Another option for using these concepts may also be proposed. The new concepts will serve to indicate the connection between the two events. In this case, they will belong to the observation domain. The disadvantage of this idea is impossibility of using it in the latest versions. And it will also require building reverse links (Almost certain cause of, Likely cause of, Unlikely cause of, Very likely cause of, Very unlikely cause of).


| condition_occurrence_id | 434557 | (Tuberculosis, SNOMED)


| drug_exposure_id | 937368 | (infliximab, RxNorm)


| domain_concept_id_1       |  434557  |
| domain_concept_id_2       |  937368  | 
| relationship_concept_id   |  xxx     | (Almost certain probability of event caused by)

@Vlad_Korsik @Alexdavv @Dymshyts @Philip_Solovyev @ElenaTrach @MPhilofsky

Your example of necrosis of the skin of the forearm involving insertion of a catheter is a device issue.

Device manufacturers almost always implement the process in ISO 14971:2019 for medical device risk management.
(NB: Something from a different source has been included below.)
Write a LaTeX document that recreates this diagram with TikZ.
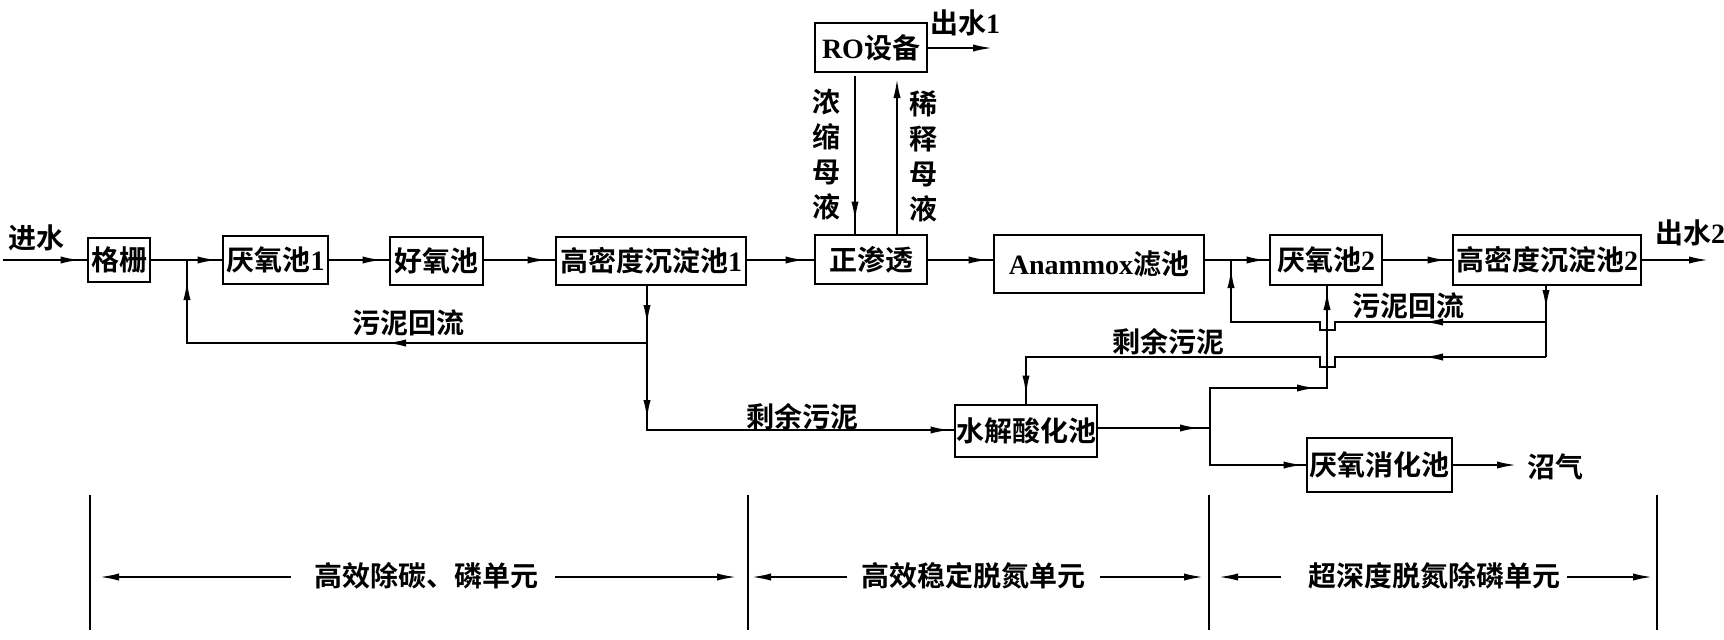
\documentclass[tikz,border=0pt]{standalone}
\usepackage{fontspec}
\setmainfont{Liberation Serif}
\newfontfamily\cjk{Noto Sans CJK SC}[BoldFont={* Bold}]
\usetikzlibrary{arrows.meta,decorations.markings,calc}
\newcommand\atip{\arrow{Latex[length=10pt,width=3.6pt]}}
\begin{document}
\begin{tikzpicture}[x=0.5pt,y=-0.5pt,
  box/.style={draw,line width=1.4pt,inner sep=0pt,font=\fontsize{14}{16}\selectfont\bfseries},
  lbl/.style={inner sep=0pt,font=\fontsize{14}{16}\selectfont\bfseries},
  flow/.style={line width=1.1pt},
  tips/.style={postaction={decorate,decoration={markings,#1}}},
  endtip/.style={-{Latex[length=10pt,width=3.6pt]}},
  divider/.style={line width=0.6pt},
  unitarrow/.style={line width=1.1pt,-{Latex[length=10pt,width=3.6pt]}}
]
\useasboundingbox (0,0) rectangle (1724,639);

% boxes
\node[box,minimum width=31pt,minimum height=22pt] (ggs) at (119,260) {\cjk 格栅};
\node[box,minimum width=52.5pt,minimum height=24pt] (yy1) at (275.5,260) {{\cjk 厌氧池}1};
\node[box,minimum width=46.5pt,minimum height=24pt] (hy) at (436.5,261) {\cjk 好氧池};
\node[box,minimum width=95pt,minimum height=24pt] (gm1) at (651,261) {{\cjk 高密度沉淀池}1};
\node[box,minimum width=56pt,minimum height=24.5pt] (zst) at (871,259.5) {\cjk 正渗透};
\node[box,minimum width=105pt,minimum height=29pt] (ana) at (1099,264) {Anammox{\cjk 滤池}};
\node[box,minimum width=56pt,minimum height=25pt] (yy2) at (1326,260) {{\cjk 厌氧池}2};
\node[box,minimum width=94pt,minimum height=25pt] (gm2) at (1547,260) {{\cjk 高密度沉淀池}2};
\node[box,minimum width=56pt,minimum height=24.5pt] (ro) at (871,47.5) {RO{\cjk 设备}};
\node[box,minimum width=71pt,minimum height=26pt] (sj) at (1026,431) {\cjk 水解酸化池};
\node[box,minimum width=72.5pt,minimum height=27pt] (yxh) at (1379.5,465) {\cjk 厌氧消化池};

% labels
\node[lbl] (tin) at (37,238) {\cjk 进水};
\node[lbl] (tout1) at (965,23) {{\cjk 出水}1};
\node[lbl] (tout2) at (1690,233) {{\cjk 出水}2};
\node[lbl,align=center,font=\fontsize{14}{17.5}\selectfont\bfseries] (tnong) at (826.5,155) {\cjk 浓\\\cjk 缩\\\cjk 母\\\cjk 液};
\node[lbl,align=center,font=\fontsize{14}{17.5}\selectfont\bfseries] (txi) at (923.5,156) {\cjk 稀\\\cjk 释\\\cjk 母\\\cjk 液};
\node[lbl] (thl1) at (408,323) {\cjk 污泥回流};
\node[lbl] (tsy1) at (802,417) {\cjk 剩余污泥};
\node[lbl] (tsy2) at (1168,342) {\cjk 剩余污泥};
\node[lbl] (thl2) at (1408,306) {\cjk 污泥回流};
\node[lbl] (tzq) at (1555,467) {\cjk 沼气};

% free ends
\coordinate (in) at (3,260);
\coordinate (out1) at (993,48);
\coordinate (out2) at (1709,260);
\coordinate (gas) at (1517,465);
\coordinate (j1) at (187,260);
\coordinate (g1b) at (647,285);
\coordinate (c1) at (647,343);
\coordinate (c2) at (647,430);
\coordinate (g2b) at (1546,285);
\coordinate (r1) at (1546,322);
\coordinate (r2) at (1546,357);
\coordinate (j2) at (1231,260);
\coordinate (j3) at (1210,428);
\coordinate (ro1) at (855,76);
\coordinate (ro2) at (897,78);

% main row
\draw[flow,tips={mark=at position -3pt with {\atip}}] (in) -- (ggs.west);
\draw[flow,tips={mark=at position -2pt with {\atip}}] (ggs.east) -- (yy1.west);
\draw[flow,tips={mark=at position -3pt with {\atip}}] (yy1.east) -- (hy.west |- yy1.east);
\draw[flow,tips={mark=at position -3.5pt with {\atip}}] (hy.east |- yy1.east) -- (gm1.west |- yy1.east);
\draw[flow,tips={mark=at position -4pt with {\atip}}] (gm1.east |- yy1.east) -- (zst.west |- yy1.east);
\draw[flow,tips={mark=at position -2pt with {\atip}}] (zst.east |- yy1.east) -- (ana.west |- yy1.east);
\draw[flow,tips={mark=at position -1pt with {\atip}}] (ana.east |- yy1.east) -- (yy2.west);
\draw[flow,tips={mark=at position -2pt with {\atip}}] (yy2.east) -- (gm2.west);
\draw[flow,endtip] (gm2.east) -- (out2);

% RO loop
\draw[flow,endtip] (ro.east |- out1) -- (out1);
\draw[flow,tips={mark=at position -6pt with {\atip}}] (ro1) -- (ro1 |- zst.north);
\draw[flow,endtip] (ro2 |- zst.north) -- (ro2);

% sludge return 1
\draw[flow,tips={mark=at position 20pt with {\atip},mark=at position 159.5pt with {\atip},mark=at position -10pt with {\atip}}]
  (g1b) -- (c1) -- (j1 |- c1) -- (j1);
\draw[flow,tips={mark=at position 38.5pt with {\atip},mark=at position -1.5pt with {\atip}}]
  (c1) -- (c2) -- (sj.west |- c2);

% zone 3 returns
\draw[flow,tips={mark=at position 12.5pt with {\atip}}] (g2b) -- (r2);
\draw[flow,tips={mark=at position 61.5pt with {\atip},mark=at position -4pt with {\atip}}]
  (r1) -- (1335,322) -- (1335,330) -- (1320,330) -- (1320,322) -- (j2 |- r1) -- (j2);
\draw[flow,tips={mark=at position 61.5pt with {\atip},mark=at position -4pt with {\atip}}]
  (r2) -- (1335,357) -- (1335,367) -- (1320,367) -- (1320,357) -- (sj.north |- r2) -- (sj.north);

% hydrolysis outputs
\draw[flow,tips={mark=at position -5pt with {\atip}}] (sj.east |- j3) -- (j3);
\draw[flow,tips={mark=at position 73.5pt with {\atip},mark=at position -2.5pt with {\atip}}]
  (j3) -- (1210,388) -- (1327,388) -- (1327,285);
\draw[flow,tips={mark=at position -1pt with {\atip}}] (j3) -- (1210,465) -- (yxh.west);
\draw[flow,endtip] (yxh.east) -- (gas);

% bottom units
\foreach \x [count=\i] in {90,748,1209,1657} \draw[divider] (\x,495) coordinate (dt\i) -- (\x,630) coordinate (db\i);
\node[lbl] (u1) at (426,576) {\cjk 高效除碳、磷单元};
\node[lbl] (u2) at (973,576) {\cjk 高效稳定脱氮单元};
\node[lbl] (u3) at (1434.5,576) {\cjk 超深度脱氮除磷单元};
\coordinate (a1l) at (291,577); \coordinate (a1le) at (99,577);
\coordinate (a1r) at (555,577); \coordinate (a1re) at (737,577);
\coordinate (a2l) at (847,577); \coordinate (a2le) at (751,577);
\coordinate (a2r) at (1100,577); \coordinate (a2re) at (1204,577);
\coordinate (a3l) at (1281,577); \coordinate (a3le) at (1218,577);
\coordinate (a3r) at (1567,577); \coordinate (a3re) at (1653,577);
\draw[unitarrow] (a1l) -- (a1le);
\draw[unitarrow] (a1r) -- (a1re);
\draw[unitarrow] (a2l) -- (a2le);
\draw[unitarrow] (a2r) -- (a2re);
\draw[unitarrow] (a3l) -- (a3le);
\draw[unitarrow] (a3r) -- (a3re);
\end{tikzpicture}
\end{document}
The manufacturer identifies hazards, which are a potential source of harm. There is a sequence of events leading to a hazardous situation. If the patient or user were exposed to the hazardous situation, then there is harm. Harm has severity and its frequency of occurrence (probability). Typically, a risk matrix combines the severity and frequency to estimate the risk. Evaluate the estimated risk against the predefined acceptability criteria. If the evaluation results in the need for risk reduction, then implement measures to reduce the severity, the frequency, or both. Reevaluate against the criteria to assure the risk is at an acceptable level.

The manufacturer determines the severity levels, the frequency levels, and the acceptability criteria. There are no standards that specify these levels. In addition, different manufacturers of similar devices could have made very different decisions. The manufacturer’s decisions are not public information, but the FDA has access on a case by case basis.
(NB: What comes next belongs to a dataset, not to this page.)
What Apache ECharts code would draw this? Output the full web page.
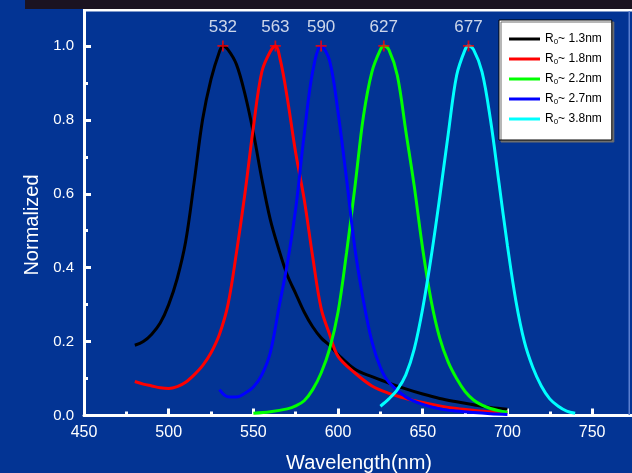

This is an interesting topic, thanks for bringing it up, and thanks for starting with the use cases, @Maria_Rogozhkina. However, all three uses cases don’t characterize a probability of an event, but the probability of two events being causally linked. And actually, it’s not the probability, but the confidence that they are associated. The events themselves are 100% certain.
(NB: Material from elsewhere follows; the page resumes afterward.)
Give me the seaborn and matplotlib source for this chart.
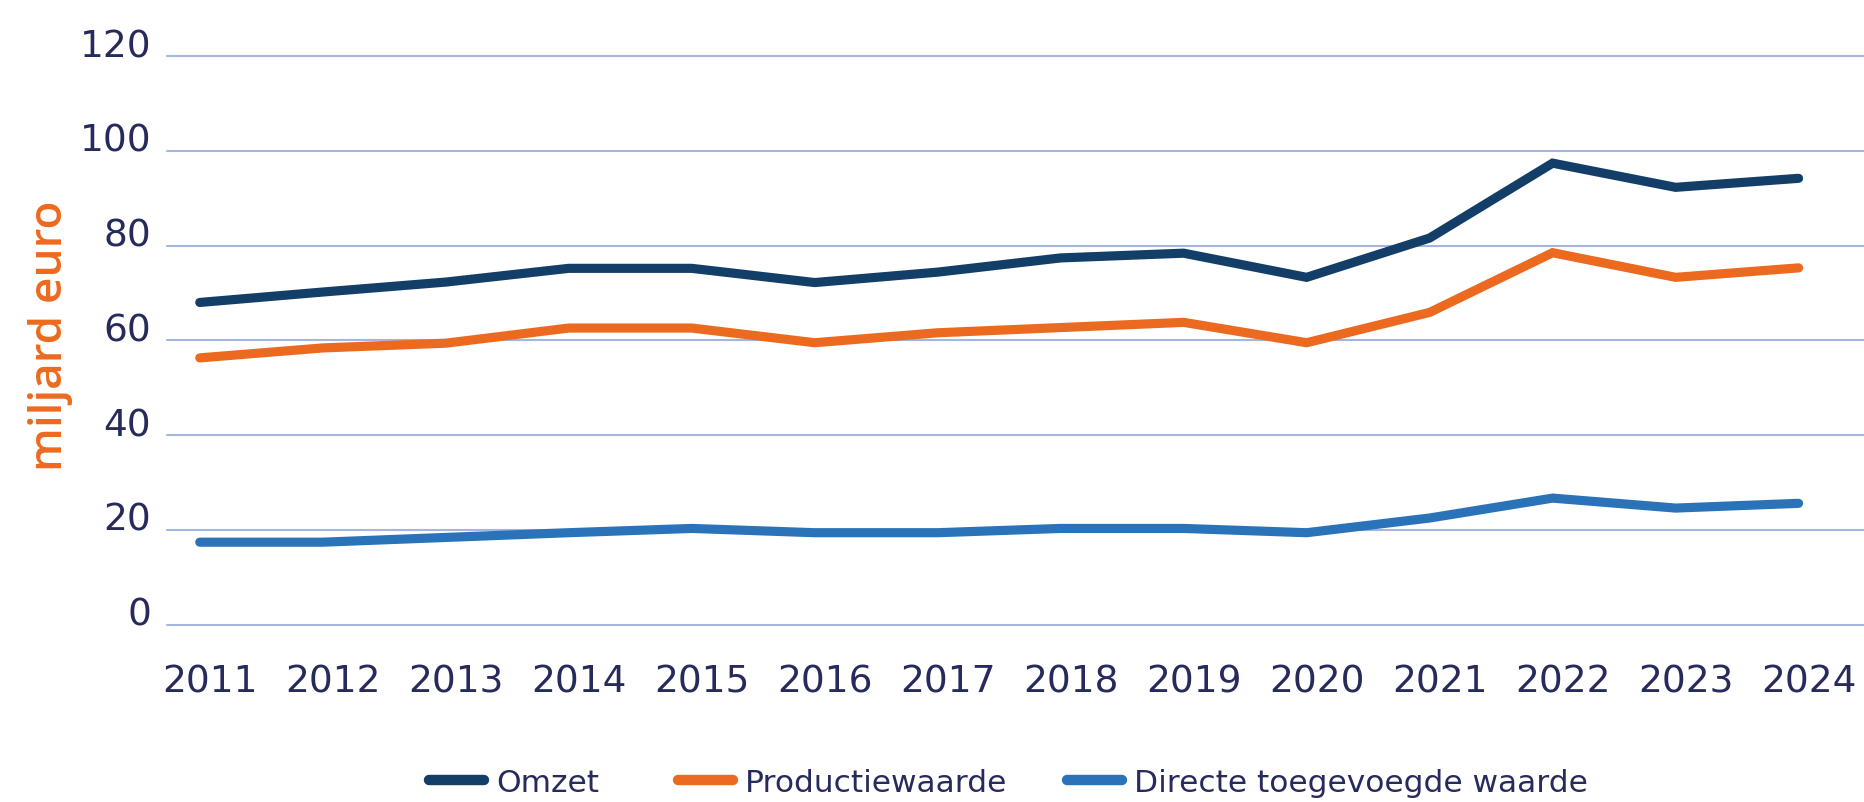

The general answer is this: Observational research of the kind we use the OMOP CDM for does not have the associations as input. Instead, the research estimates those associations/links/risks. So, it is the output. That is why we don’t have a mechanism to capture the belief of somebody (usually study investigator) about whether or not the events are linked.

Still, they are legitimate use cases, and for example the whole spontaneous reporting system banks on it. So, what’s the problem with the FACT_RELATIONSHIP connectors? You could create event linkage relationships 1-5 and connect things. Why would that not work?

Are you involved in that, @doleary? Do you have data like that?

100% works.
There are already 2 events recorded in a proper way.
No need to create another event and play with the values. It simply doesn’t exist.

Why so? Fact_relationship_id concepts = Relationship Domain.

Versions of cdm? Why? Fact_relationship table is there.

As always in the Relationship Domain. But we can make them bi-directional.

I’m an independent consultant and work with medical device companies. One area is implementation of ISO 14971::2019, risk management. Over the years, I’ve been involved in about 25 implementations. I also teach courses in medical device risk management.

The process is interesting because initially (during the design phase) there is little information on harms, their severity, and their frequency of occurrence (probability). The standard requires post-market information collection and analysis to update the risk estimates and the effectiveness of the risk control measures.

The work is company confidential and not shared across the industry. However, in the US the medical device reports (MAUDE database) are public information, but not in other regulatory jurisdictions such as the EU.

The MAUDE database can provide the numerator of the frequency of occurrence, but not the denominator, i.e., the number of procedures with no patient or user harm.